For those of you that don't know, Velvet Goldmine was for David Bowie (and to a lesser extent, Iggy Pop) what Citizen Kane was for William Randolph Hearst, a thinly veiled biopic. It was released in 1998, and starred Jonathan Rhys-Davis as "Brian Slade", a mysterious Bowie-like figure and Ewan McGregor as Curt Wild, a Iggy-type. Kane-style, new Bat-guy Christian Bale played a reporter who tried to find out what happened to Slade, who had retreated from the public eye in the 1980s.
Glitter Rock, or Glam Rock if you will, was a short-lived phenomenon that rose up as a reaction to the music scene in the late 60s, which was full of earnest hippie types who played bluesy rock. Glam brought a sense of theatricality, imagination, flamboyance, and yes, a gay sensibility to what was perceived as the stodgy music environment, and as a lad of 12 who was just beginning to discover music magazines and different artists, I was instantly attracted not necessarily to the androgynous aspects but just the sheer visual panache and musical cleverness of artists like Bowie, Marc Bolan, and Roxy Music. Of course, Glam never really caught on in the US, most likely because it was just too weird and different for mainstream tastes at the time. But I loved it, and was sad to see artists like Bolan fade away. Heck, many of my favorite albums and musicians remain those of this period.
So when I heard that a new movie was coming out, and it was going to be about the Glitter days and specifically Bowie (I also seem to remember that it began as a biopic with La David's participation, but Bowie pulled out of the project), I was very excited. And of course, when the film hit theatres the knuckleheaded conservative area movie house operators wouldn't show it because it was vaguely controversial.
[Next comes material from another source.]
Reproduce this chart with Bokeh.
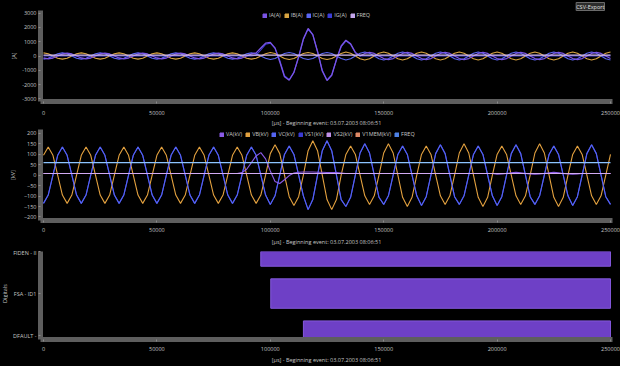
from math import pi
from bokeh.plotting import figure
from bokeh.layouts import column, row
from bokeh.models import (Range1d, FixedTicker, Legend, LegendItem, Title, Label,
                          NumeralTickFormatter, GlobalInlineStyleSheet)
from bokeh.embed import file_html
from bokeh.resources import INLINE

# ---------------- data ----------------
t_us = [
    0, 2083, 4167, 6250, 8333, 10417, 12500, 14583,
    16667, 18750, 20833, 22917, 25000, 27083, 29167, 31250,
    33333, 35417, 37500, 39583, 41667, 43750, 45833, 47917,
    50000, 52083, 54167, 56250, 58333, 60417, 62500, 64583,
    66667, 68750, 70833, 72917, 75000, 77083, 79167, 81250,
    83333, 85417, 87500, 89583, 91667, 93750, 95833, 97917,
    100000, 102083, 104167, 106250, 108333, 110417, 112500, 114583,
    116667, 118750, 120833, 122917, 125000, 127083, 129167, 131250,
    133333, 135417, 137500, 139583, 141667, 143750, 145833, 147917,
    150000, 152083, 154167, 156250, 158333, 160417, 162500, 164583,
    166667, 168750, 170833, 172917, 175000, 177083, 179167, 181250,
    183333, 185417, 187500, 189583, 191667, 193750, 195833, 197917,
    200000, 202083, 204167, 206250, 208333, 210417, 212500, 214583,
    216667, 218750, 220833, 222917, 225000, 227083, 229167, 231250,
    233333, 235417, 237500, 239583, 241667, 243750, 245833, 247917,
    250000,
]

# currents [A]
ia_a = [
    -141, -200, -141, 0, 141, 200, 141, 0,
    -141, -200, -141, 0, 141, 200, 141, 0,
    -141, -200, -141, 0, 141, 200, 141, 0,
    -141, -200, -141, 0, 141, 200, 141, 0,
    -141, -200, -141, 0, 141, 200, 141, 0,
    -141, -200, -141, 0, 141, 220, 560, 900,
    960, 550, -400, -1450, -1700, -1150, -50, 1200,
    1930, 1500, 300, -1050, -1720, -1350, -250, 700,
    1100, 850, 250, 0, 177, 250, 177, 0,
    -177, -250, -177, 0, 177, 250, 177, 0,
    -177, -250, -177, 0, 177, 250, 177, 0,
    -177, -250, -177, 0, 177, 250, 177, 0,
    -177, -250, -177, 0, 177, 250, 177, 0,
    -177, -250, -177, 0, 177, 250, 177, 0,
    -177, -250, -177, 0, 177, 250, 177, 0,
    -177,
]
ib_a = [
    220, 156, 0, -156, -220, -156, 0, 156,
    220, 156, 0, -156, -220, -156, 0, 156,
    220, 156, 0, -156, -220, -156, 0, 156,
    220, 156, 0, -156, -220, -156, 0, 156,
    220, 156, 0, -156, -220, -156, 0, 156,
    220, 156, 0, -156, -220, -156, 0, 156,
    250, 177, 0, -177, -250, -177, 0, 177,
    250, 177, 0, -177, -250, -177, 0, 177,
    280, 198, 0, -198, -280, -198, 0, 198,
    280, 198, 0, -198, -280, -198, 0, 198,
    280, 198, 0, -198, -280, -198, 0, 198,
    280, 198, 0, -198, -280, -198, 0, 198,
    280, 198, 0, -198, -280, -198, 0, 198,
    280, 198, 0, -198, -280, -198, 0, 198,
    280, 198, 0, -198, -280, -198, 0, 198,
    280,
]
ic_a = [
    -220, -156, 0, 156, 220, 156, 0, -156,
    -220, -156, 0, 156, 220, 156, 0, -156,
    -220, -156, 0, 156, 220, 156, 0, -156,
    -220, -156, 0, 156, 220, 156, 0, -156,
    -220, -156, 0, 156, 220, 156, 0, -156,
    -220, -156, 0, 156, 220, 156, 0, -156,
    -250, -177, 0, 177, 250, 177, 0, -177,
    -250, -177, 0, 177, 250, 177, 0, -177,
    -280, -198, 0, 198, 280, 198, 0, -198,
    -280, -198, 0, 198, 280, 198, 0, -198,
    -280, -198, 0, 198, 280, 198, 0, -198,
    -280, -198, 0, 198, 280, 198, 0, -198,
    -280, -198, 0, 198, 280, 198, 0, -198,
    -280, -198, 0, 198, 280, 198, 0, -198,
    -280, -198, 0, 198, 280, 198, 0, -198,
    -280,
]
ig_a = [
    0, 0, 0, 0, 0, 0, 0, 0,
    0, 0, 0, 0, 0, 0, 0, 0,
    0, 0, 0, 0, 0, 0, 0, 0,
    0, 0, 0, 0, 0, 0, 0, 0,
    0, 0, 0, 0, 0, 0, 0, 0,
    0, 0, 0, 0, 0, 60, 420, 820,
    900, 560, -300, -1380, -1650, -1150, -80, 1150,
    1880, 1480, 320, -1000, -1680, -1330, -260, 650,
    1060, 820, 230, 0, 0, 0, 0, 0,
    0, 0, 0, 0, 0, 0, 0, 0,
    0, 0, 0, 0, 0, 0, 0, 0,
    0, 0, 0, 0, 0, 0, 0, 0,
    0, 0, 0, 0, 0, 0, 0, 0,
    0, 0, 0, 0, 0, 0, 0, 0,
    0, 0, 0, 0, 0, 0, 0, 0,
    0,
]
freq_t_us = [0, 250000]
freq_hz = [60, 60]

# voltages [kV]
va_kv = [
    8, 8, 8, 8, 8, 8, 8, 8,
    8, 8, 8, 8, 8, 8, 8, 8,
    8, 8, 8, 8, 8, 8, 8, 8,
    8, 8, 8, 8, 8, 8, 8, 8,
    8, 8, 8, 8, 8, 8, 8, 8,
    8, 8, 12, 28, 60, 92, 108, 78,
    20, -30, -40, -22, -2, 10, 14, 15,
    15, 15, 14, 14, 13, 13, 12, 10,
    8, 8, 8, 8, 8, 8, 8, 8,
    8, 8, 8, 8, 8, 8, 8, 8,
    8, 8, 8, 8, 8, 8, 8, 8,
    8, 8, 8, 8, 8, 8, 8, 8,
    4, 6, 8, 11, 14, 11, 8, 6,
    4, 6, 8, 11, 14, 11, 8, 6,
    4, 6, 8, 8, 8, 8, 8, 8,
    8,
]
vb_kv = [
    95, 135, 95, 0, -95, -135, -95, 0,
    95, 135, 95, 0, -95, -135, -95, 0,
    95, 135, 95, 0, -95, -135, -95, 0,
    95, 135, 95, 0, -95, -135, -95, 0,
    95, 135, 95, 0, -95, -135, -95, 0,
    95, 135, 95, 0, -95, -135, -95, 0,
    103, 145, 103, 0, -103, -145, -103, 0,
    117, 165, 117, 0, -117, -165, -117, 0,
    99, 140, 99, 0, -99, -140, -99, 0,
    106, 150, 106, 0, -106, -150, -106, 0,
    99, 140, 99, 0, -99, -140, -99, 0,
    106, 150, 106, 0, -106, -150, -106, 0,
    99, 140, 99, 0, -99, -140, -99, 0,
    106, 150, 106, 0, -106, -150, -106, 0,
    99, 140, 99, 0, -99, -140, -99, 0,
    99,
]
vc_kv = [
    -135, -95, 0, 95, 135, 95, 0, -95,
    -135, -95, 0, 95, 135, 95, 0, -95,
    -135, -95, 0, 95, 135, 95, 0, -95,
    -135, -95, 0, 95, 135, 95, 0, -95,
    -135, -95, 0, 95, 135, 95, 0, -95,
    -135, -95, 0, 95, 135, 95, 0, -95,
    -140, -99, 0, 99, 140, 99, 0, -99,
    -165, -117, 0, 117, 165, 117, 0, -117,
    -150, -106, 0, 106, 150, 106, 0, -106,
    -140, -99, 0, 99, 140, 99, 0, -99,
    -145, -103, 0, 103, 145, 103, 0, -103,
    -140, -99, 0, 99, 140, 99, 0, -99,
    -145, -103, 0, 103, 145, 103, 0, -103,
    -140, -99, 0, 99, 140, 99, 0, -99,
    -145, -103, 0, 103, 145, 103, 0, -103,
    -140,
]
vs1_kv = vc_kv          # VS1 lies on top of VC
vs2_t_us = [0, 250000]
vs2_kv = [8, 8]
v1mem_t_us = [0, 250000]
v1mem_kv = [8, 8]

for s in (ia_a, ib_a, ic_a, ig_a, va_kv, vb_kv, vc_kv):
    assert len(s) == len(t_us), len(s)

# digital channels
digital_channels = ["DFAULT -", "FSA - ID1", "FIDEN - II"]
digital_levels = [0, 1, 2]
digital_on_us = [114600, 100200, 95800]
digital_off_us = [250000, 250000, 250000]

x_ticks = [0, 50000, 100000, 150000, 200000, 250000]
i_ticks = [-3000, -2000, -1000, 0, 1000, 2000, 3000]
v_ticks = [-200, -150, -100, -50, 0, 50, 100, 150, 200]
x_title = "[µs] - Beginning event: 03.07.2003 08:06:51"

# ---------------- styling ----------------
FONT = "Open Sans"
TXT = "#c6c6c6"
BARC = "#5e5e5e"
FS = "5.5px"
NAN = float("nan")


def make_fig(width, height, left, top, bottom, y0, y1, y_title=None, y_title_standoff=0):
    p = figure(width=width, height=height,
               x_range=Range1d(-1323, 250882), y_range=Range1d(y0, y1),
               output_backend="svg", toolbar_location=None,
               min_border_left=left, min_border_right=8,
               min_border_top=top, min_border_bottom=bottom,
               background_fill_color="#000000", border_fill_color="#000000",
               outline_line_color=None)
    p.xgrid.visible = False
    p.ygrid.visible = False
    for ax in (p.xaxis[0], p.yaxis[0]):
        ax.axis_line_color = BARC
        ax.axis_line_width = 5
        ax.minor_tick_line_color = None
        ax.major_tick_in = 0
        ax.major_tick_out = 2
        ax.major_tick_line_color = "#8a8a8a"
        ax.major_label_text_color = TXT
        ax.major_label_text_font = FONT
        ax.major_label_text_font_size = FS
        ax.axis_label_text_color = TXT
        ax.axis_label_text_font = FONT
        ax.axis_label_text_font_size = FS
        ax.axis_label_text_font_style = "normal"
    p.xaxis[0].ticker = FixedTicker(ticks=x_ticks)
    p.xaxis[0].formatter = NumeralTickFormatter(format="0")
    p.xaxis[0].axis_label = x_title
    p.yaxis[0].major_label_standoff = 2
    if y_title:
        p.yaxis[0].axis_label = y_title
        p.yaxis[0].axis_label_standoff = y_title_standoff
    return p


def add_legend(p, names, colors, loc):
    items = []
    for n, c in zip(names, colors):
        # legend swatch only (a single NaN box draws nothing in the plot)
        r = p.quad(left=[NAN], right=[NAN], top=[NAN], bottom=[NAN],
                   fill_color=c, line_color=c)
        items.append(LegendItem(label=n, renderers=[r], index=0))
    leg = Legend(items=items, orientation="horizontal", location=loc,
                 background_fill_alpha=0, border_line_color=None,
                 label_text_color=TXT, label_text_font=FONT, label_text_font_size=FS,
                 glyph_width=5, glyph_height=5, label_height=7, label_width=0,
                 label_standoff=2, spacing=3, padding=0, margin=0)
    p.add_layout(leg)


# ---- panel 1 : currents ----
p1 = make_fig(620, 129, 40, 10, 26, -3185, 3185, "[A]", 1)
p1.yaxis[0].ticker = FixedTicker(ticks=i_ticks)
p1.yaxis[0].formatter = NumeralTickFormatter(format="0")
p1.xaxis[0].major_label_standoff = 7
p1.xaxis[0].axis_label_standoff = 1
c_ia, c_ib, c_ic, c_ig, c_fr = "#7b55e6", "#d9a441", "#5a66f2", "#3c3cd6", "#d6bdf2"
lw = 1.1
p1.line(t_us, ig_a, line_color=c_ig, line_width=lw)
p1.line(t_us, ib_a, line_color=c_ib, line_width=lw)
p1.line(t_us, ic_a, line_color=c_ic, line_width=lw)
p1.line(t_us, ia_a, line_color=c_ia, line_width=1.3)
p1.line(freq_t_us, freq_hz, line_color=c_fr, line_width=1.2)
add_legend(p1, ["IA(A)", "IB(A)", "IC(A)", "IG(A)", "FREQ"],
           [c_ia, c_ib, c_ic, c_ig, "#c4a6ec"], (222, 82))
p1.add_layout(Title(text="CSV-Export", align="right", offset=8, standoff=0,
                    text_color="#e2e2e2", text_font=FONT, text_font_size="5.5px",
                    text_font_style="normal", background_fill_color="#2c2c2c",
                    border_line_color="#6a6a6a", padding=0), "above")

# ---- panel 2 : voltages ----
p2 = make_fig(620, 119, 40, 0, 25, -217, 218.5, "[kV]", 4)
p2.yaxis[0].ticker = FixedTicker(ticks=v_ticks)
p2.xaxis[0].major_label_standoff = 5
p2.xaxis[0].axis_label_standoff = 3
c_va, c_vb, c_vc, c_vs1, c_vs2, c_vm, c_f2 = ("#8a5ae6", "#e3a13f", "#5464f2", "#3a3ad2",
                                             "#d2aaf4", "#e08a66", "#8cc4ff")
p2.line(v1mem_t_us, v1mem_kv, line_color=c_vm, line_width=lw)
p2.line(t_us, vs1_kv, line_color=c_vs1, line_width=lw)
p2.line(t_us, vb_kv, line_color=c_vb, line_width=lw)
p2.line(t_us, vc_kv, line_color=c_vc, line_width=lw)
p2.line(t_us, va_kv, line_color=c_va, line_width=lw)
p2.line(vs2_t_us, vs2_kv, line_color=c_vs2, line_width=1.2)
p2.line(freq_t_us, freq_hz, line_color=c_f2, line_width=1.2)
add_legend(p2, ["VA(kV)", "VB(kV)", "VC(kV)", "VS1(kV)", "VS2(kV)", "V1MEM(kV)", "FREQ"],
           [c_va, c_vb, c_vc, c_vs1, "#c090e6", c_vm, "#4f82e6"], (179, 82))

# ---- panel 3 : digitals ----
p3 = make_fig(612, 118, 32, 3, 24, -0.092, 2)
p3.yaxis[0].ticker = FixedTicker(ticks=digital_levels)
p3.yaxis[0].major_label_overrides = {lv: nm for lv, nm in zip(digital_levels, digital_channels)}
p3.yaxis[0].major_label_standoff = 2
p3.xaxis[0].major_label_standoff = 5
p3.xaxis[0].axis_label_standoff = 2
p3.hbar(y=digital_levels, left=digital_on_us, right=digital_off_us, height=0.7,
        fill_color="#6e40c6", line_color="#8458dc", line_width=1)

# narrow strip that carries the rotated "Digitals" axis title
side = figure(width=8, height=118, output_backend="svg", toolbar_location=None,
              x_axis_location=None, y_axis_location=None, min_border=0,
              x_range=Range1d(0, 1), y_range=Range1d(0, 1),
              background_fill_color="#000000", border_fill_color="#000000",
              outline_line_color=None)
side.grid.visible = False
side.add_layout(Label(x=4, y=46, x_units="screen", y_units="screen", text="Digitals",
                      angle=pi / 2, text_align="center", text_baseline="middle",
                      text_color=TXT, text_font=FONT, text_font_size=FS))

p = column(p1, p2, row(side, p3, spacing=0), spacing=0,
           stylesheets=[GlobalInlineStyleSheet(css="html, body { background-color: #000000; }")])

open("out.html", "w").write(file_html(p, INLINE))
So I had to wait another year to rent the video, which I did on the day it was released. Perhaps because I had built up so much anticipation (feel free to pause between the ci- and the -pa), after I watched it I was hugely disappointed...even angry. If one is to go by the general impression that this film leaves, then one will think that all the Glam Rock genre was about was sex, drugs and decadence, and getting a boner when you saw Bowie/Slade wearing eye shadow and silk pants. Now don't get me wrong- I may be a Kentucky boy, but I'm not naive. I know that all sorts of sexual and chemical shenanigans went down, and was indeed a huge part of that whole decade, not only the Glam era...but there was the music. The imaginative, clever, wonderfully played (in most cases) music. In Goldmine, the music was incidental, of secondary interest to visualizing that tired old question of "did Bowie really sleep with Iggy and Jagger?". I just think director Todd Haynes and his scriptwriter(s) completely missed the forest for the trees. The performances were OK, but neither Rhys-Davis or McGregor had half the charisma of their real-life analogues. Marc Bolan, who was just as instrumental in the rise and fall of Glam as Bowie, was given very short shrift, and the scene at the end that was supposed to depict Marc was amateur-hour all the way. Of course you know that pissed me off, too. Insofar as the soundtrack went, there were several apt choices, but again Bolan got the shaft- choosing the obscure, slight ditty "Diamond Meadows", from the equally obscure first proper T.Rex album, more popular in Britain but almost unknown in the colonies, was just all kinds of wrong. I know, licensing issues may have made that necessary. But still.
I will say one thing- the film looked good. Visually, it was first rate, like Haynes' other films have been. But I think he totally underestimated and misunderstood the movement he was trying to depict, and just created a trashy, condescending cross between Stardust and Citizen Kane, and that's something nobody wanted to see...especially me. I felt like he was cynically looking down on me, and others, who embraced Glitter wholeheartedly in the 70s. And that, Sean, is why I didn't like Velvet Goldmine.